What was the first story you uncovered?

I think that the first big one was the armored car robbery, which is sort of half the book, the story of this gang that used one of the buildings as a hideout. That was kind of a big one because there was so much press about that case in the ’30s and then even in the years that follow, sort of on anniversaries there’d be another recap of this case, and then The New Yorker did a two-part series about it. So there was a wealth of information.

How long did it take to write?

I gathered a fair amount of information and realized I had enough for a great article for the [city section of the Times] . . . and so I pitched it as a story and it ran [on Aug. 26, 2007] kind of in a very superficial form, right, just the bare bones, which was plenty for a good-sized newspaper article. . . . So I’ve been kind of on-and-off working on it since then. Sometimes a year or two would go by when I didn’t even think about it. And then I really got serious about writing it about a year-and-a-half ago.

How did you know when to stop researching all these lives?

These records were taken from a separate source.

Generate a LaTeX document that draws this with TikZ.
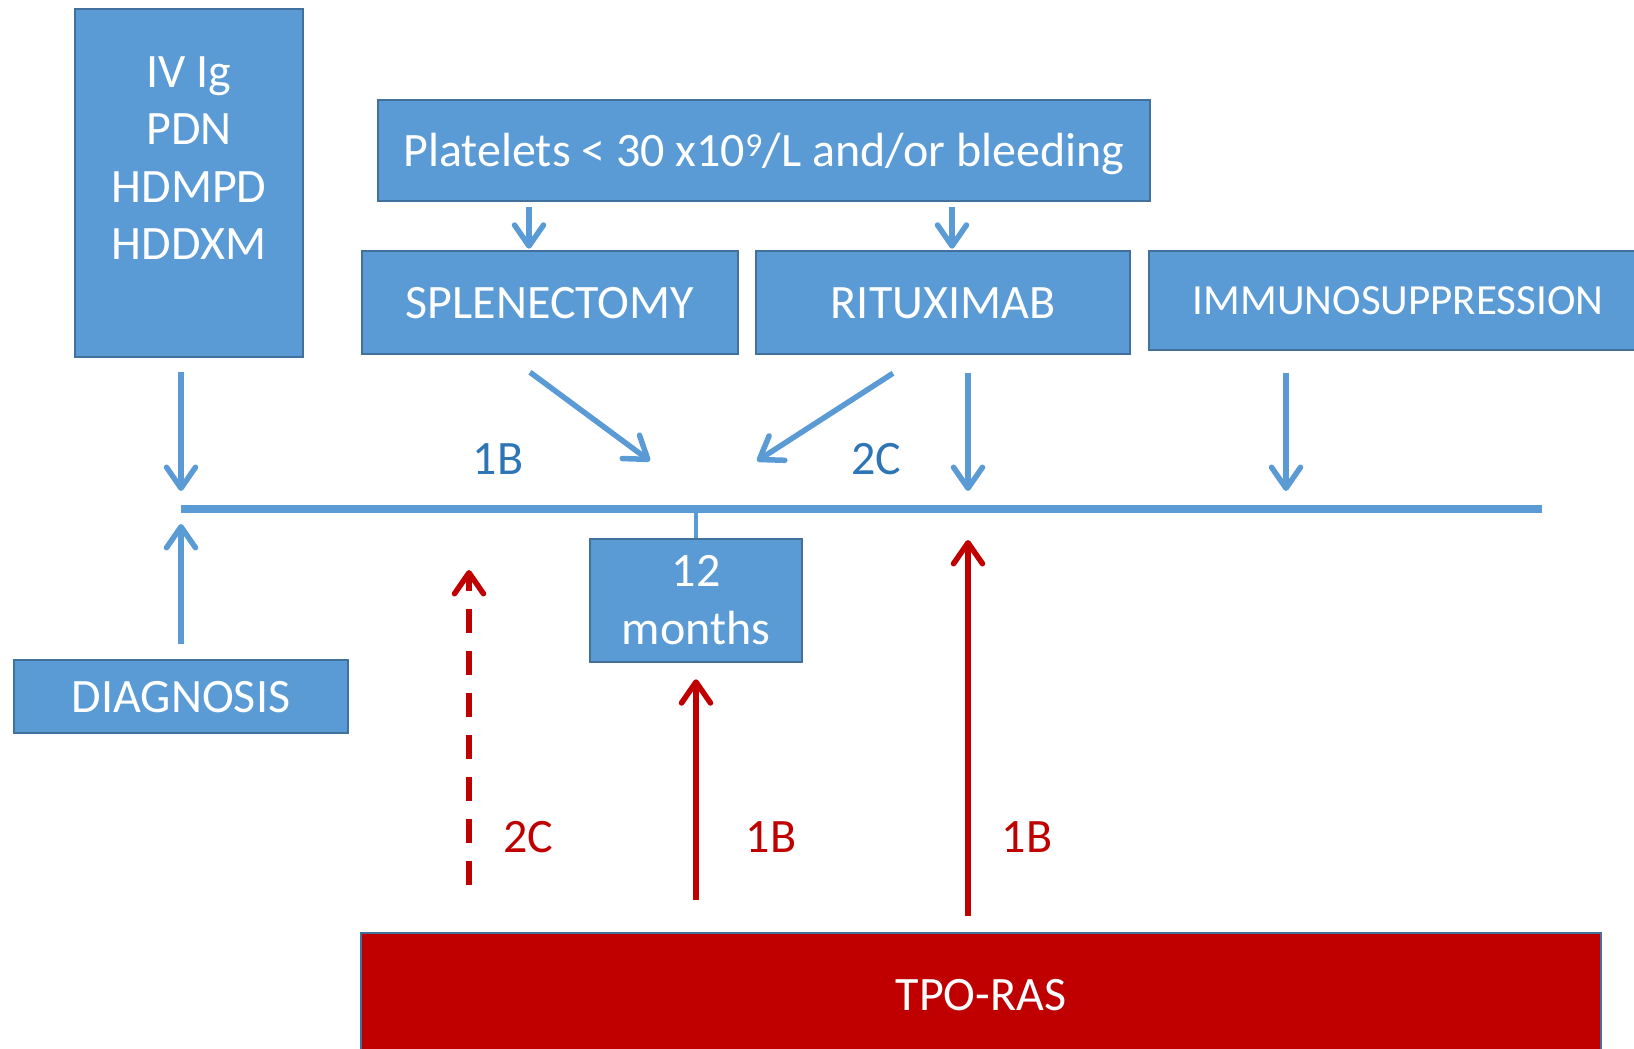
\documentclass[tikz,border=0pt]{standalone}
\usepackage{fontspec}
\setmainfont{Carlito}
\usetikzlibrary{arrows.meta}
\definecolor{boxblue}{HTML}{5B9BD5}
\definecolor{boxedge}{HTML}{41719C}
\definecolor{lblblue}{HTML}{2E75B6}
\definecolor{tpored}{HTML}{C00000}
\newcommand{\boxfont}{\fontsize{48}{57.5}\selectfont}
\newcommand{\smallboxfont}{\fontsize{43}{50}\selectfont}
\tikzset{
  bluebox/.style={draw=boxedge, fill=boxblue, line width=2.5pt, text=white, inner sep=0pt, font=\boxfont, align=center},
  oneline/.style={text height=31pt, text depth=0pt},
  barrow/.style={draw=boxblue, line width=5.5pt, -{Straight Barb[length=21pt,width=29pt,round]}},
  rarrow/.style={draw=tpored, line width=5.5pt, -{Straight Barb[length=21pt,width=29pt,round]}},
  grade/.style={font=\boxfont, inner sep=0pt},
}
\begin{document}
\begin{tikzpicture}[x=1pt,y=-1pt]
        \useasboundingbox (0,0) rectangle (1634,1049);
        \clip (0,0) rectangle (1634,1049);
        % boxes
        \node[bluebox, minimum width=228pt, minimum height=348pt] (ivig) at (189,183) {};
        \node[font=\boxfont, text=white, align=center] (ivigtxt) at (189,158) {IV Ig\\PDN\\HDMPD\\HDDXM};
        \node[bluebox, oneline, minimum width=772pt, minimum height=101pt] (plt) at (764,150.5) {Platelets < 30 x10\textsuperscript{9}/L and/or bleeding};
        \node[bluebox, oneline, minimum width=376pt, minimum height=103pt] (splen) at (550,302.5) {SPLENECTOMY};
        \node[bluebox, oneline, minimum width=374pt, minimum height=103pt] (ritux) at (943,302.5) {RITUXIMAB};
        \node[bluebox, oneline, text height=27.7pt, minimum width=498pt, minimum height=99pt, font=\smallboxfont] (immuno) at (1398,300.5) {IMMUNOSUPPRESSION};
        \node[bluebox, oneline, minimum width=334pt, minimum height=73pt] (diag) at (181,696.5) {DIAGNOSIS};
        \node[bluebox, minimum width=212pt, minimum height=123pt, font=\fontsize{48}{58}\selectfont] (months) at (696,600.5) {12\\months};
        \node[draw=boxedge, fill=tpored, line width=2pt, text=white, font=\boxfont, oneline, minimum width=1240pt, minimum height=124pt] (tpo) at (981,995) {TPO-RAS};
        % time line
        \coordinate (tlIvig) at (181,509);
        \coordinate (tlEnd) at (1542,509);
        \coordinate (tlRitux) at (968,509);
        \coordinate (tlImmuno) at (1286,509);
        \coordinate (splenhit) at (650,461);
        \coordinate (rituxhit) at (757,461);
        \coordinate (dashtop) at (469,570);
        \draw[boxblue, line width=8pt] (tlIvig) -- (tlEnd);
        \draw[boxblue, line width=4pt] (months.north |- tlIvig) -- (months.north);
        % blue arrows
        \draw[barrow] ([shift={(-235,5)}]plt.south) -- ([shift={(-21,-1)}]splen.north);
        \draw[barrow] ([shift={(188,5)}]plt.south) -- ([shift={(9,-1)}]ritux.north);
        \draw[barrow, shorten >=18pt] ([shift={(-8,14)}]ivig.south) -- (tlIvig);
        \draw[barrow] ([shift={(-20,17)}]splen.south) -- (splenhit);
        \draw[barrow] ([shift={(-50,18)}]ritux.south) -- (rituxhit);
        \draw[barrow, shorten >=18pt] ([shift={(25,18)}]ritux.south) -- (tlRitux);
        \draw[barrow, shorten >=18pt] ([shift={(-112,22)}]immuno.south) -- (tlImmuno);
        \draw[barrow, shorten <=15pt, shorten >=15pt] (diag.north) -- (tlIvig);
        % red arrows
        \draw[rarrow, dash pattern=on 24pt off 18pt] ([shift={(-512,-47)}]tpo.north) -- (dashtop);
        \draw[rarrow, shorten >=16pt] ([shift={(-285,-32)}]tpo.north) -- (months.south);
        \draw[rarrow, shorten >=31pt] ([shift={(-13,-16)}]tpo.north) -- (tlRitux);
        % grades
        \node[grade, text=lblblue] (g1) at (498,459) {1B};
        \node[grade, text=lblblue] (g2) at (876,459) {2C};
        \node[grade, text=tpored] (g3) at (528,837) {2C};
        \node[grade, text=tpored] (g4) at (771,837) {1B};
        \node[grade, text=tpored] (g5) at (1027,837) {1B};
\end{tikzpicture}
\end{document}
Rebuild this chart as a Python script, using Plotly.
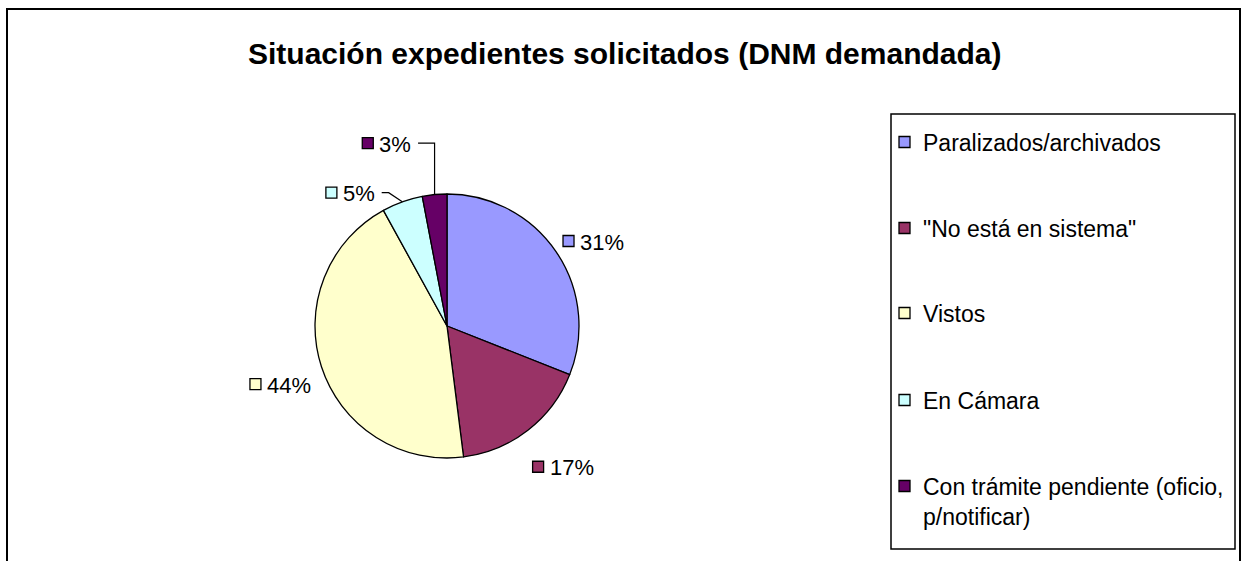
import math
import plotly.graph_objects as go

categories = ["Paralizados/archivados", "\"No está en sistema\"", "Vistos", "En Cámara",
              "Con trámite pendiente (oficio,<br>p/notificar)"]
values = [31, 17, 44, 5, 3]
colors = ["#9999FF", "#993366", "#FFFFCC", "#CCFFFF", "#660066"]
title = "Situación expedientes solicitados (DNM demandada)"

W, H = 1243, 561
CX, CY, R = 447, 326, 132           # pie centre / radius in pixels
label_rad = [1.28, 1.38, 1.34, 1.25, 1.46]   # label distance (x radius)
label_dang = [4.0, -1.6, -1.2, -16.3, -13.0] # angular nudge (deg)
FONT = "Liberation Sans, Arial, sans-serif"
PCT_SIZE = 22

def px(x):
    return x / W

def py(y):
    return 1 - y / H

fig = go.Figure()
fig.add_trace(go.Pie(
    labels=categories, values=values, sort=False, direction="clockwise", rotation=0,
    marker=dict(colors=colors, line=dict(color="black", width=1.3)),
    textinfo="none", hoverinfo="label+percent", showlegend=False,
    domain=dict(x=[px(CX - R), px(CX + R)], y=[py(CY + R), py(CY - R)]),
))

shapes = []
annotations = []
# outer chart border
shapes.append(dict(type="rect", xref="paper", yref="paper", x0=px(7), x1=px(1240), y0=py(575), y1=py(9),
                   line=dict(color="black", width=2)))

total = sum(values)
cum = 0
for i, v in enumerate(values):
    a0 = cum / total * 360
    cum += v
    a1 = cum / total * 360
    mid = (a0 + a1) / 2
    la = math.radians(mid + label_dang[i])
    lx = CX + R * label_rad[i] * math.sin(la)
    ly = CY - R * label_rad[i] * math.cos(la)
    pct = f"{round(v / total * 100)}%"
    # label: square + text, centred on (lx, ly)
    tw = PCT_SIZE * (0.556 * (len(pct) - 1) + 0.889)
    sq = 11
    gap = 5
    x_sq = lx - (sq + gap + tw) / 2
    shapes.append(dict(type="rect", xref="paper", yref="paper",
                       x0=px(x_sq), x1=px(x_sq + sq), y0=py(ly + sq / 2), y1=py(ly - sq / 2),
                       fillcolor=colors[i], line=dict(color="black", width=1.3)))
    annotations.append(dict(x=px(x_sq + sq + gap - 1), y=py(ly + 1), xref="paper", yref="paper",
                            text=pct, showarrow=False, xanchor="left", yanchor="middle",
                            font=dict(family=FONT, size=PCT_SIZE, color="black")))
    # leader lines for the small slices
    if v / total < 0.06:
        mr = math.radians(mid)
        ex = CX + R * math.sin(mr)
        ey = CY - R * math.cos(mr)
        tx = lx + (sq + gap + tw) / 2 + 8
        if i == 4:
            path = f"M {px(tx)} {py(ly)} L {px(ex)} {py(ly)} L {px(ex)} {py(ey)}"
        else:
            path = f"M {px(tx)} {py(ly)} L {px(tx + 7)} {py(ly)} L {px(ex)} {py(ey)}"
        shapes.append(dict(type="path", xref="paper", yref="paper", path=path,
                           line=dict(color="black", width=1.2)))

# custom legend
LX0, LX1, LY0, LY1 = 891, 1235, 114, 549
shapes.append(dict(type="rect", xref="paper", yref="paper", x0=px(LX0), x1=px(LX1), y0=py(LY1), y1=py(LY0),
                   line=dict(color="black", width=1.5), fillcolor="white", layer="below"))
item_y = [142, 228, 313, 400, 486]
for i, cat in enumerate(categories):
    y = item_y[i]
    shapes.append(dict(type="rect", xref="paper", yref="paper",
                       x0=px(899), x1=px(910), y0=py(y + 5.5), y1=py(y - 5.5),
                       fillcolor=colors[i], line=dict(color="black", width=1.3)))
    annotations.append(dict(x=px(921), y=py(y - 14), xref="paper", yref="paper",
                            text=cat, showarrow=False, xanchor="left", yanchor="top", align="left",
                            font=dict(family=FONT, size=23, color="black")))

annotations.append(dict(x=px(625), y=py(53), xref="paper", yref="paper", text=f"<b>{title}</b>",
                        showarrow=False, xanchor="center", yanchor="middle",
                        font=dict(family=FONT, size=30, color="black")))

fig.update_layout(
    width=W, height=H, margin=dict(l=0, r=0, t=0, b=0),
    paper_bgcolor="white", plot_bgcolor="white",
    shapes=shapes, annotations=annotations,
)
fig.write_html("out.html", config={"displayModeBar": False},
               post_script="document.body.style.margin='0';")
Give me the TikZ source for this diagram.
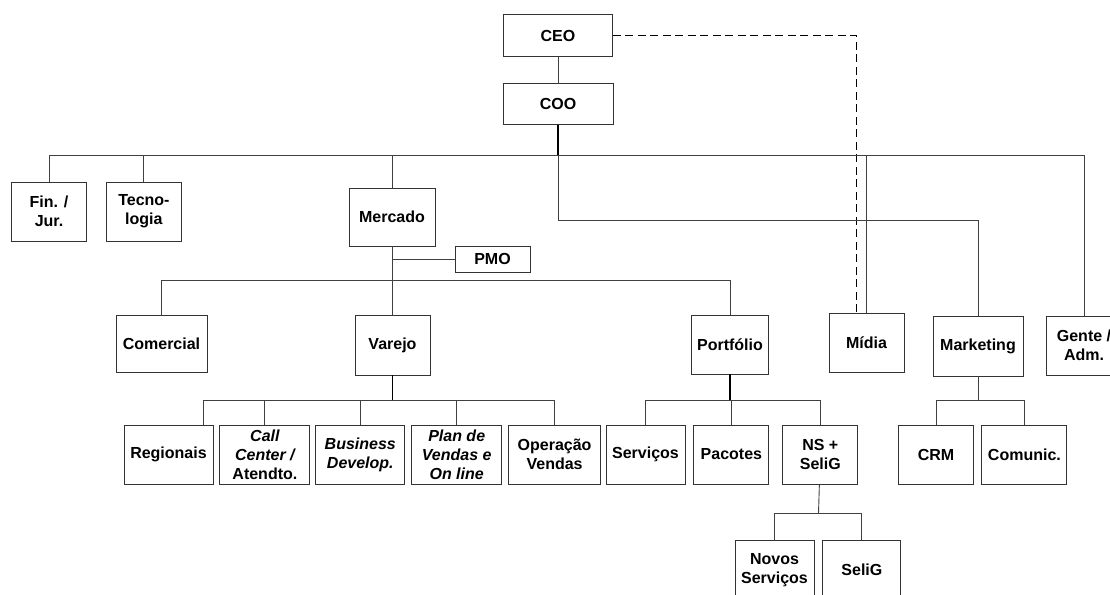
\documentclass[tikz,border=0pt]{standalone}
\usepackage{fontspec}
\setmainfont{Liberation Sans}
\usetikzlibrary{positioning}

\begin{document}
\begin{tikzpicture}[x=1pt, y=-1pt,
    unit/.style={draw=black!80, line width=0.9pt, align=center, inner sep=1pt,
      minimum width=75pt, minimum height=59pt,
      font=\fontsize{16}{19}\selectfont\bfseries},
    link/.style={draw=black!75, line width=0.9pt},
    trunk/.style={draw=black, line width=1.6pt},
    dotted link/.style={draw=black, line width=1.6pt, dash pattern=on 8pt off 4.5pt}]
        \useasboundingbox (0,0) rectangle (1110,594);
        %
        \node [unit, minimum width=109pt, minimum height=42pt] (ceo) at (558,35.5) {CEO};
        \node [unit, minimum width=110pt, minimum height=41pt, below=26pt of ceo] (coo) {COO};
        %
        \node [unit] (fin) at (49,211.5) {Fin. /\\Jur.};
        \node [unit, right=19pt of fin] (tec) {Tecno-\\logia};
        \node [unit, minimum width=86pt, minimum height=58pt] (merc) at (392,217) {Mercado};
        \node [unit, minimum height=26pt] (pmo) at (492.5,259) {PMO};
        %
        \node [unit, minimum width=91pt, minimum height=57pt] (com) at (161.5,343.5) {Comercial};
        \node [unit, minimum height=60pt] (varejo) at (392.5,345) {Varejo};
        \node [unit, minimum width=77pt] (port) at (730,344.5) {Portfólio};
        \node [unit] (midia) at (866.5,342.5) {Mídia};
        \node [unit, minimum width=90pt, minimum height=60pt] (mkt) at (978,346) {Marketing};
        \node [unit, minimum width=76pt] (gente) at (1084,345.5) {Gente /\\Adm.};
        %
        \node [unit, minimum width=89pt] (reg) at (168.5,454.5) {Regionais};
        \node [unit, minimum width=90pt, right=6pt of reg] (call) {{\itshape Call}\\{\itshape Center /}\\Atendto.};
        \node [unit, minimum width=89pt, right=5pt of call] (bdev) {{\itshape Business}\\{\itshape Develop.}};
        \node [unit, minimum width=90pt, right=6pt of bdev] (plan) {{\itshape Plan de}\\{\itshape Vendas e}\\{\itshape On line}};
        \node [unit, minimum width=92pt, right=6pt of plan] (oper) {Operação\\Vendas};
        \node [unit, minimum width=79pt] (serv) at (645.5,454.5) {Serviços};
        \node [unit, right=8pt of serv] (pac) {Pacotes};
        \node [unit, right=13pt of pac] (ns) {NS +\\SeliG};
        \node [unit] (crm) at (936,454.5) {CRM};
        \node [unit, minimum width=85pt, right=7.5pt of crm] (comunic) {Comunic.};
        \node [unit, minimum width=79pt, minimum height=60pt] (novos) at (774.5,570) {Novos\\Serviços};
        \node [unit, minimum width=78pt, minimum height=60pt, right=8pt of novos] (selig) {SeliG};
        %
        \coordinate (bus) at (558,155.5);
        \coordinate (mkbend) at (558,220);
        \coordinate (mbus) at (392,280);
        \coordinate (vbus) at (392.5,400);
        \coordinate (pbus) at (730,400);
        \coordinate (kbus) at (978,400);
        \coordinate (nbus) at (818.5,513);
        %
        \draw [link] (ceo) -- (coo);
        \draw [dotted link] (ceo) -| ([xshift=-10pt]midia.north);
        \draw [trunk] (coo) -- (bus) -- (tec.north |- bus);
        \draw [link] (bus) -| (fin);
        \draw [link] (bus) -| (tec);
        \draw [link] (bus) -| (merc);
        \draw [link] (bus) -| (midia);
        \draw [link] (bus) -| (gente);
        \draw [link] (bus) -- (mkbend) -| (mkt);
        %
        \draw [link] (merc) -- (mbus);
        \draw [link] (merc.south |- pmo.west) -- (pmo);
        \draw [link] (mbus) -| (com);
        \draw [link] (mbus) -| (varejo);
        \draw [link] (mbus) -| (port);
        %
        \draw [trunk] (varejo) -- (vbus);
        \draw [link] (vbus) -| ([xshift=34.5pt]reg.north);
        \draw [link] (vbus) -| (call);
        \draw [link] (vbus) -| (bdev);
        \draw [link] (vbus) -| (plan);
        \draw [link] (vbus) -| (oper);
        %
        \draw [trunk] (port) -- (pbus);
        \draw [link] (pbus) -| (serv);
        \draw [link] (pbus) -| (pac);
        \draw [link] (pbus) -| (ns);
        %
        \draw [link] (mkt) -- (kbus);
        \draw [link] (kbus) -| (crm);
        \draw [link] (kbus) -| (comunic);
        %
        \draw [link] (ns) -- (nbus);
        \draw [link] (nbus) -| (novos);
        \draw [link] (nbus) -| (selig);
\end{tikzpicture}
\end{document}
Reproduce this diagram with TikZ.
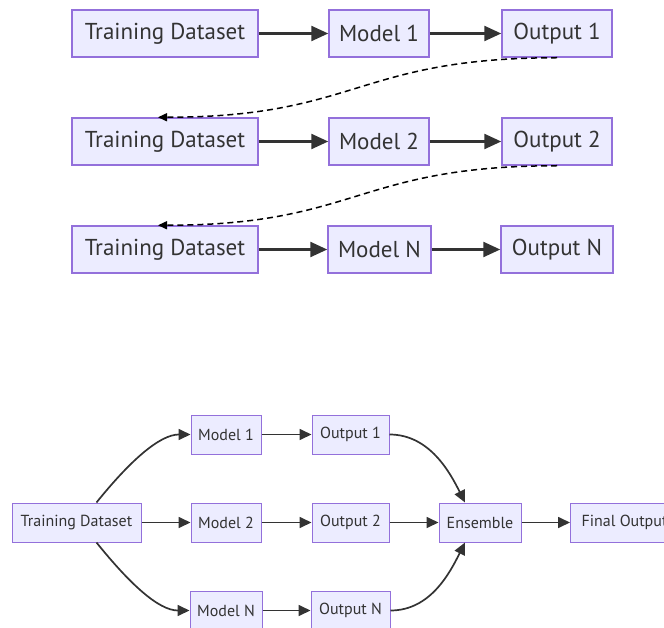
\documentclass[tikz,border=0pt]{standalone}
\usepackage{fontspec}
\setmainfont{PT Sans}
\usetikzlibrary{arrows.meta}
\definecolor{boxfill}{HTML}{ECECFF}
\definecolor{boxline}{HTML}{9370DB}
\definecolor{ink}{HTML}{333333}
\tikzset{%
block/.style={draw=boxline,fill=boxfill,text=ink,rectangle,inner sep=0pt},
bigblock/.style={block,line width=1.5pt,minimum height=47pt,font=\fontsize{23}{25}\selectfont},
smallblock/.style={block,line width=1pt,minimum height=39pt,font=\fontsize{16}{18}\selectfont},
bigflow/.style={draw=ink,line width=2.4pt,-{Triangle[length=17pt,width=15pt]}},
smallflow/.style={draw=ink,line width=1.7pt,-{Triangle[length=12pt,width=11pt]}},
feedback/.style={draw=black,line width=1.5pt,dash pattern=on 6pt off 4pt,-{Triangle[length=9pt,width=8pt]}}
}
\begin{document}
\begin{tikzpicture}[x=1pt,y=-1pt]
  \clip (0,0) rectangle (664,628);

  \node[bigblock,minimum width=186pt] (data1) at (165,33.5) {Training Dataset};
  \node[bigblock,minimum width=100pt] (model1) at (379,33.5) {Model 1};
  \node[bigblock,minimum width=110pt] (out1) at (557,33.5) {Output 1};
  \node[bigblock,minimum width=186pt] (data2) at (165,141.5) {Training Dataset};
  \node[bigblock,minimum width=100pt] (model2) at (379,141.5) {Model 2};
  \node[bigblock,minimum width=110pt] (out2) at (557,141.5) {Output 2};
  \node[bigblock,minimum width=186pt] (data3) at (165,249.5) {Training Dataset};
  \node[bigblock,minimum width=103pt] (model3) at (379.5,249.5) {Model N};
  \node[bigblock,minimum width=112pt] (out3) at (557,249.5) {Output N};

  \draw[bigflow] (data1) -- (model1);
  \draw[bigflow] (model1) -- (out1);
  \draw[bigflow] (data2) -- (model2);
  \draw[bigflow] (model2) -- (out2);
  \draw[bigflow] (data3) -- (model3);
  \draw[bigflow] (model3) -- (out3);
  \draw[feedback] (out1.south) .. controls +(-200,0) and +(200,0) .. ([xshift=-7pt]data2.north);
  \draw[feedback] (out2.south) .. controls +(-200,0) and +(200,0) .. ([xshift=-7pt]data3.north);

  \node[smallblock,minimum width=129pt] (data) at (76.5,522.5) {Training Dataset};
  \node[smallblock,minimum width=70pt] (ma) at (226,434.5) {Model 1};
  \node[smallblock,minimum width=70pt] (mb) at (226,522.5) {Model 2};
  \node[smallblock,minimum width=72pt] (mn) at (226,610.5) {Model N};
  \node[smallblock,minimum width=77pt] (oa) at (350.5,434.5) {Output 1};
  \node[smallblock,minimum width=77pt] (ob) at (350.5,522.5) {Output 2};
  \node[smallblock,minimum width=79pt] (on) at (350.5,610.5) {Output N};
  \node[smallblock,minimum width=82pt] (ens) at (480,522.5) {Ensemble};
  \node[smallblock,minimum width=108pt,anchor=west,inner xsep=9pt] (final) at (570,522.5) {Final Output};

  \draw[smallflow] ([xshift=20pt]data.north) .. controls +(33,-41) and +(-31,0) .. (ma.west);
  \draw[smallflow] (data) -- (mb);
  \draw[smallflow] ([xshift=20pt]data.south) .. controls +(33,41) and +(-31,0) .. (mn.west);
  \draw[smallflow] (ma) -- (oa);
  \draw[smallflow] (mb) -- (ob);
  \draw[smallflow] (mn) -- (on);
  \draw[smallflow] (oa.east) .. controls +(40,0) and +(-15,-30) .. ([xshift=-15pt]ens.north);
  \draw[smallflow] (ob) -- (ens);
  \draw[smallflow] (on.east) .. controls +(40,0) and +(-15,30) .. ([xshift=-15pt]ens.south);
  \draw[smallflow] (ens) -- (final);
\end{tikzpicture}
\end{document}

I think I had to stop because I really had to start writing once I got the book contract. I still regret not digging further and developing some of the storylines even more, but I imagine [every author] feels that way. . . . There were a few strands that looking back now I regret not developing more. I wish I had spent more time researching [Saul] Bellow and his life and his biography and learning more about him.

Whose writing about old New York do you like?

I’ve read some of Pete Hamill’s New York novels, which I love. And also, it’s kind of obscure and not super serious . . . “Time and Again” [by Jack Finney] … it’s kind of an amazingly evocative book about New York in the past. It starts in the ’70s, a modern-day guy through sort of semi-magical methods sends himself back into 19th-century New York . . . It is so incredibly evocative, it’s very almost tactilely 19th-century New York, the sounds and the smells. . . . And “Winter’s Tale,” I was very struck by that, Mark Halperin’s descriptions of New York. And of course, E.L. Doctorow and “Ragtime” is a classic of that. And in recent years I’ve been reading Edith Wharton, and Edith Wharton is just such a brilliant anatomist of New York society.

What is that essential quality about this city that for you is epitomized in this one block?

You think of a city as a giant metropolis filled with anonymous souls but then you realize, there are so many tight and concentric circles of people who are thrown together from every different walk of life, all living together and interacting, sometimes they don’t even know they’re interacting . . . It’s just sort of pure coincidence, but somehow all these coincidences, if you look at them all together, you realize what a small town the city is, and what a melting pot it is, not just for ethnicities but for people of different walks of life.